— SOURCE MATERIAL —
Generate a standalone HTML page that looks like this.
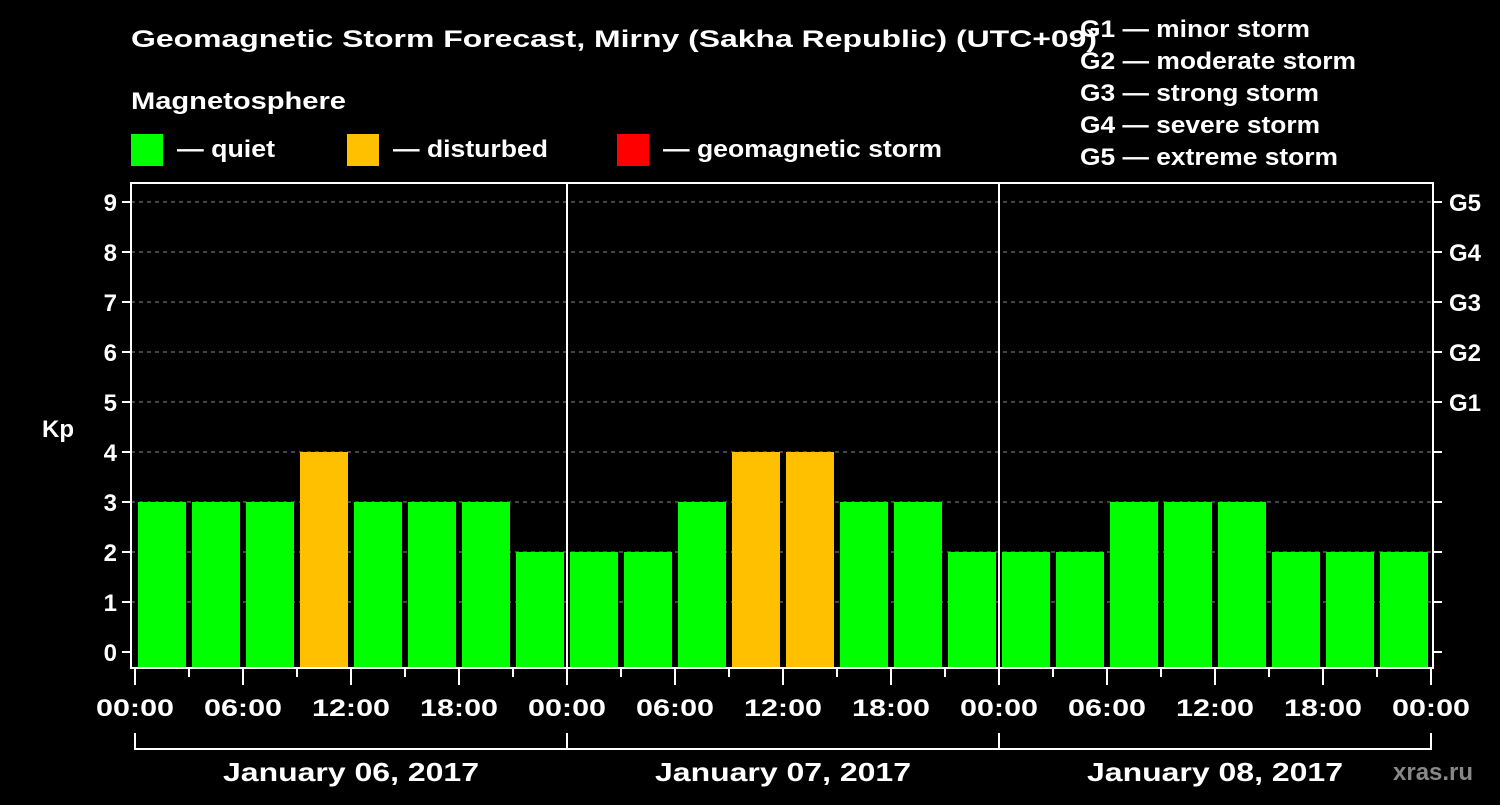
<!DOCTYPE html>
<html><head><meta charset="utf-8"><style>
html,body{margin:0;padding:0;background:#000;}
svg, svg text{font-family:"Liberation Sans", Arial, sans-serif;font-weight:bold;}
</style></head><body>
<svg id="chart" width="1500" height="800" viewBox="0 0 1500 800" font-family="Liberation Sans, Arial, sans-serif" font-weight="bold">
<rect x="0" y="0" width="1500" height="800" fill="#000"/>
<text x="131" y="47" fill="#fff" font-size="24" textLength="966" lengthAdjust="spacingAndGlyphs">Geomagnetic Storm Forecast, Mirny (Sakha Republic) (UTC+09)</text>
<text x="131" y="109" fill="#fff" font-size="24" textLength="215" lengthAdjust="spacingAndGlyphs">Magnetosphere</text>
<rect x="131" y="134" width="32" height="32" fill="#00ff00"/>
<text x="177" y="157" fill="#fff" font-size="24" textLength="98" lengthAdjust="spacingAndGlyphs">— quiet</text>
<rect x="347" y="134" width="32" height="32" fill="#ffc000"/>
<text x="393" y="157" fill="#fff" font-size="24" textLength="155" lengthAdjust="spacingAndGlyphs">— disturbed</text>
<rect x="617" y="134" width="32" height="32" fill="#ff0000"/>
<text x="663" y="157" fill="#fff" font-size="24" textLength="279" lengthAdjust="spacingAndGlyphs">— geomagnetic storm</text>
<g fill="#fff" font-size="24">
<text x="1080" y="37" textLength="230" lengthAdjust="spacingAndGlyphs">G1 — minor storm</text>
<text x="1080" y="69" textLength="276" lengthAdjust="spacingAndGlyphs">G2 — moderate storm</text>
<text x="1080" y="101" textLength="239" lengthAdjust="spacingAndGlyphs">G3 — strong storm</text>
<text x="1080" y="133" textLength="240" lengthAdjust="spacingAndGlyphs">G4 — severe storm</text>
<text x="1080" y="165" textLength="258" lengthAdjust="spacingAndGlyphs">G5 — extreme storm</text>
</g>
<text x="42" y="437" fill="#fff" font-size="24">Kp</text>
<g id="grid"></g>
<g id="bars"></g>
<g id="axes"></g>
<text x="1393" y="780" fill="#888" font-size="24" font-weight="normal">xras.ru</text>
</svg>
<script>
const kpValues = [3,3,3,4,3,3,3,2, 2,2,3,4,4,3,3,2, 2,2,3,3,3,2,2,2];
const dayLabels = ["January 06, 2017","January 07, 2017","January 08, 2017"];
const yTicks = [0,1,2,3,4,5,6,7,8,9];
const gLabels = ["G1","G2","G3","G4","G5"];
const hourLabels = ["00:00","06:00","12:00","18:00"];

(function(){
const NS="http://www.w3.org/2000/svg";
const pLeft=131,pRight=1433,pTop=183,pBottom=668,x0=135,slot=54;
const y=v=>652-v*50;
const x=i=>x0+i*slot;
function mk(tag,attrs,parent,txt){const e=document.createElementNS(NS,tag);for(const k in attrs)e.setAttribute(k,attrs[k]);if(txt!==undefined)e.textContent=txt;parent.appendChild(e);return e;}
const grid=document.getElementById('grid'),bars=document.getElementById('bars'),axes=document.getElementById('axes');
yTicks.forEach(v=>{
  if(v>0){const l=mk('line',{x1:pLeft,x2:pRight,y1:y(v),y2:y(v),stroke:'#888','stroke-width':1,'stroke-dasharray':'4,4'},grid);
  
  }
  const t=mk('line',{x1:122,x2:pLeft,y1:y(v),y2:y(v),stroke:'#fff','stroke-width':2},axes);
  
  
  const r=mk('line',{x1:pRight,x2:1442,y1:y(v),y2:y(v),stroke:'#fff','stroke-width':2},axes);
  
  
  const lb=mk('text',{x:117,y:y(v)+9,fill:'#fff','font-size':24,'text-anchor':'end'},axes,String(v));
  
  
});
gLabels.forEach((g,i)=>{
  const t=mk('text',{x:1449,y:y(5+i)+9,fill:'#fff','font-size':24},axes,g);
  
  
});
kpValues.forEach((v,i)=>{
  const c=v>=5?'#ff0000':(v>=4?'#ffc000':'#00ff00');
  const b=mk('rect',{x:x(i)+3,y:y(v),width:48,height:pBottom-y(v),fill:c},bars);
  
  
});
[1,2].forEach(d=>{
  const l=mk('line',{x1:x(d*8),x2:x(d*8),y1:pTop,y2:pBottom,stroke:'#fff','stroke-width':2},axes);
  
  
});
const fr=mk('rect',{x:pLeft,y:pTop,width:pRight-pLeft,height:pBottom-pTop,fill:'none',stroke:'#fff','stroke-width':2},axes);


for(let i=0;i<=24;i++){
  const major=i%2===0;
  const t=mk('line',{x1:x(i),x2:x(i),y1:pBottom,y2:major?685:677,stroke:'#fff','stroke-width':2},axes);
  
  
  if(major){
    const lb=mk('text',{x:x(i),y:716,fill:'#fff','font-size':24,'text-anchor':'middle',textLength:78,lengthAdjust:'spacingAndGlyphs'},axes,hourLabels[(i/2)%4]);
    
    
  }
}
const br=mk('path',{d:'M'+x(0)+' 733 V749 H'+x(24)+' V733 M'+x(8)+' 733 V749 M'+x(16)+' 733 V749',stroke:'#fff','stroke-width':2,fill:'none'},axes);


dayLabels.forEach((d,i)=>{
  const t=mk('text',{x:x(i*8+4),y:781,fill:'#fff','font-size':26,'text-anchor':'middle',textLength:256,lengthAdjust:'spacingAndGlyphs'},axes,d);
  
  
});
})();
</script>
</body></html>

— EXERCISE REQUIREMENTS —
Set down the complete material exactly, but do not include the images.

— SOLUTION TO THE PROBLEM —
Generate a standalone HTML page that looks like this.
<!DOCTYPE html>
<html><head><meta charset="utf-8"><style>
html,body{margin:0;padding:0;background:#000;}
svg, svg text{font-family:"Liberation Sans", Arial, sans-serif;font-weight:bold;}
</style></head><body>
<svg id="chart" width="1500" height="800" viewBox="0 0 1500 800" font-family="Liberation Sans, Arial, sans-serif" font-weight="bold">
<rect x="0" y="0" width="1500" height="800" fill="#000"/>
<text x="131" y="47" fill="#fff" font-size="24" textLength="966" lengthAdjust="spacingAndGlyphs">Geomagnetic Storm Forecast, Mirny (Sakha Republic) (UTC+09)</text>
<text x="131" y="109" fill="#fff" font-size="24" textLength="215" lengthAdjust="spacingAndGlyphs">Magnetosphere</text>
<rect x="131" y="134" width="32" height="32" fill="#00ff00"/>
<text x="177" y="157" fill="#fff" font-size="24" textLength="98" lengthAdjust="spacingAndGlyphs">— quiet</text>
<rect x="347" y="134" width="32" height="32" fill="#ffc000"/>
<text x="393" y="157" fill="#fff" font-size="24" textLength="155" lengthAdjust="spacingAndGlyphs">— disturbed</text>
<rect x="617" y="134" width="32" height="32" fill="#ff0000"/>
<text x="663" y="157" fill="#fff" font-size="24" textLength="279" lengthAdjust="spacingAndGlyphs">— geomagnetic storm</text>
<g fill="#fff" font-size="24">
<text x="1080" y="37" textLength="230" lengthAdjust="spacingAndGlyphs">G1 — minor storm</text>
<text x="1080" y="69" textLength="276" lengthAdjust="spacingAndGlyphs">G2 — moderate storm</text>
<text x="1080" y="101" textLength="239" lengthAdjust="spacingAndGlyphs">G3 — strong storm</text>
<text x="1080" y="133" textLength="240" lengthAdjust="spacingAndGlyphs">G4 — severe storm</text>
<text x="1080" y="165" textLength="258" lengthAdjust="spacingAndGlyphs">G5 — extreme storm</text>
</g>
<text x="42" y="437" fill="#fff" font-size="24">Kp</text>
<g id="grid"></g>
<g id="bars"></g>
<g id="axes"></g>
<text x="1393" y="780" fill="#888" font-size="24" font-weight="normal">xras.ru</text>
</svg>
<script>
const kpValues = [3,3,3,4,3,3,3,2, 2,2,3,4,4,3,3,2, 2,2,3,3,3,2,2,2];
const dayLabels = ["January 06, 2017","January 07, 2017","January 08, 2017"];
const yTicks = [0,1,2,3,4,5,6,7,8,9];
const gLabels = ["G1","G2","G3","G4","G5"];
const hourLabels = ["00:00","06:00","12:00","18:00"];

(function(){
const NS="http://www.w3.org/2000/svg";
const pLeft=131,pRight=1433,pTop=183,pBottom=668,x0=135,slot=54;
const y=v=>652-v*50;
const x=i=>x0+i*slot;
function mk(tag,attrs,parent,txt){const e=document.createElementNS(NS,tag);for(const k in attrs)e.setAttribute(k,attrs[k]);if(txt!==undefined)e.textContent=txt;parent.appendChild(e);return e;}
const grid=document.getElementById('grid'),bars=document.getElementById('bars'),axes=document.getElementById('axes');
yTicks.forEach(v=>{
  if(v>0){const l=mk('line',{x1:pLeft,x2:pRight,y1:y(v),y2:y(v),stroke:'#888','stroke-width':1,'stroke-dasharray':'4,4'},grid);
  
  }
  const t=mk('line',{x1:122,x2:pLeft,y1:y(v),y2:y(v),stroke:'#fff','stroke-width':2},axes);
  
  
  const r=mk('line',{x1:pRight,x2:1442,y1:y(v),y2:y(v),stroke:'#fff','stroke-width':2},axes);
  
  
  const lb=mk('text',{x:117,y:y(v)+9,fill:'#fff','font-size':24,'text-anchor':'end'},axes,String(v));
  
  
});
gLabels.forEach((g,i)=>{
  const t=mk('text',{x:1449,y:y(5+i)+9,fill:'#fff','font-size':24},axes,g);
  
  
});
kpValues.forEach((v,i)=>{
  const c=v>=5?'#ff0000':(v>=4?'#ffc000':'#00ff00');
  const b=mk('rect',{x:x(i)+3,y:y(v),width:48,height:pBottom-y(v),fill:c},bars);
  
  
});
[1,2].forEach(d=>{
  const l=mk('line',{x1:x(d*8),x2:x(d*8),y1:pTop,y2:pBottom,stroke:'#fff','stroke-width':2},axes);
  
  
});
const fr=mk('rect',{x:pLeft,y:pTop,width:pRight-pLeft,height:pBottom-pTop,fill:'none',stroke:'#fff','stroke-width':2},axes);


for(let i=0;i<=24;i++){
  const major=i%2===0;
  const t=mk('line',{x1:x(i),x2:x(i),y1:pBottom,y2:major?685:677,stroke:'#fff','stroke-width':2},axes);
  
  
  if(major){
    const lb=mk('text',{x:x(i),y:716,fill:'#fff','font-size':24,'text-anchor':'middle',textLength:78,lengthAdjust:'spacingAndGlyphs'},axes,hourLabels[(i/2)%4]);
    
    
  }
}
const br=mk('path',{d:'M'+x(0)+' 733 V749 H'+x(24)+' V733 M'+x(8)+' 733 V749 M'+x(16)+' 733 V749',stroke:'#fff','stroke-width':2,fill:'none'},axes);


dayLabels.forEach((d,i)=>{
  const t=mk('text',{x:x(i*8+4),y:781,fill:'#fff','font-size':26,'text-anchor':'middle',textLength:256,lengthAdjust:'spacingAndGlyphs'},axes,d);
  
  
});
})();
</script>
</body></html>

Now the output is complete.